I’m just guessing here that the original, foreign-language dialog was written by Franco, but the English translation I am assuming was not? There is almost a Firesign Theater-type disconnect from the action actually happening on screen and what the characters are saying. As an example, the night after a zombie attack where part of the son’s troupe is killed, this lighthearted dubbed interchange takes place:
Female: You say “shit” like you’re from Brooklyn.
Male: Yeah, a real native.
What the hell?
Another is a scientist, commenting on the zombie attack, who makes that old grade school joke, “They came out of the sand which is there.”
And as for that attack, I wonder, would these kids really be making out, joking around, etc., that soon after a violent run-in with the post-dead? For me, I would be out of there soooo fast. A part of Eddie Murphy’s routine from Delirious when he’s discussing the film The Amityville Horror comes to mind.
The zombies seemly attack at night during the main part of the story (they fade into the air when the sun hits them), but how come they came out during the day to attack two women tourists during the prolog? And if the victims come back to be zombies themselves, how come all the zombies are male? And why only when women are attacked, do the zombies rip off their clothes before eating… well, I can guess the answer to that: it’s the 1980s!
Despite the cheesy writing, amateurish special effects (including puppets), grainy and sometimes unfocused film (actually, this may be a transfer to DVD taken directly from a VHS), inconsistent tone of the characters, an over the top hammy death scene (play the trailer below), and some of the serious questions I’ve listed below, only one piece of dialog really bothered me (even more than the Brooklyn comment): After the only survivors of the attack come out alive, a rescuing Bedouin asks one of them, “Did you find what you were looking for?” The response is, “I mainly found myself.” Well, bully for you! What about the rest of your friends and others of your party who are toast? So glad he found himself at the expense of so many others. Yes, I talked back to the screen, possibly even insulting the character’s mother.

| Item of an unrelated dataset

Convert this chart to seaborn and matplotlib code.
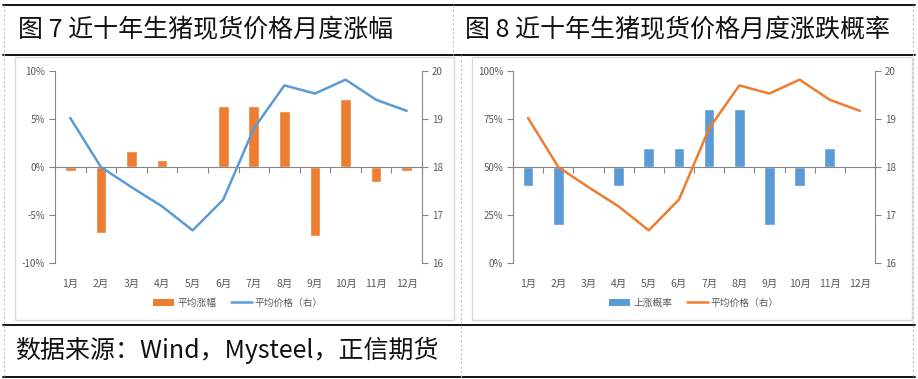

Oh, and I realize this is looking back to the 1980s through a post-9/11 rearview mirror, but watching long leggy beautiful actresses walk around Muslims praying made me just a little, well, self-conscious of Western imperialism.
This film is typical of many Euro-trash horror genre of the ‘80s, with a weak story and made on a low budget (some exceptions are those by Fulci and Argento), but also characteristic is the factor of enjoyment in their ineptitude, perhaps even more so because of it, and this is no exception. I’ve been watching some indie films that have been released in the last few years, such as Bill Zebub’s Worst Horror Movie Ever Made, Creep Creepersin’s Frankenstein, and Matthew Kohnen Ahhh! Zombies!!, and nearly all of them are usually equally entertaining (if not more so), have a stronger factor of creativity (well, Zebub’s work is usually borderline as much as I like some of it), and especially a robust sense of not taking themselves too seriously that most Euro releases from the period severely lack.
That being said, BNZ is the kind of film that is a lot more fun to watch with a crowd than in a lonely garret, so grab your food and beverage of choice (mine would be, of course, some White Castle and Manhattan Special Espresso Coffee Soda), and hunker down to groan in delight. And feel free to yell at the screen.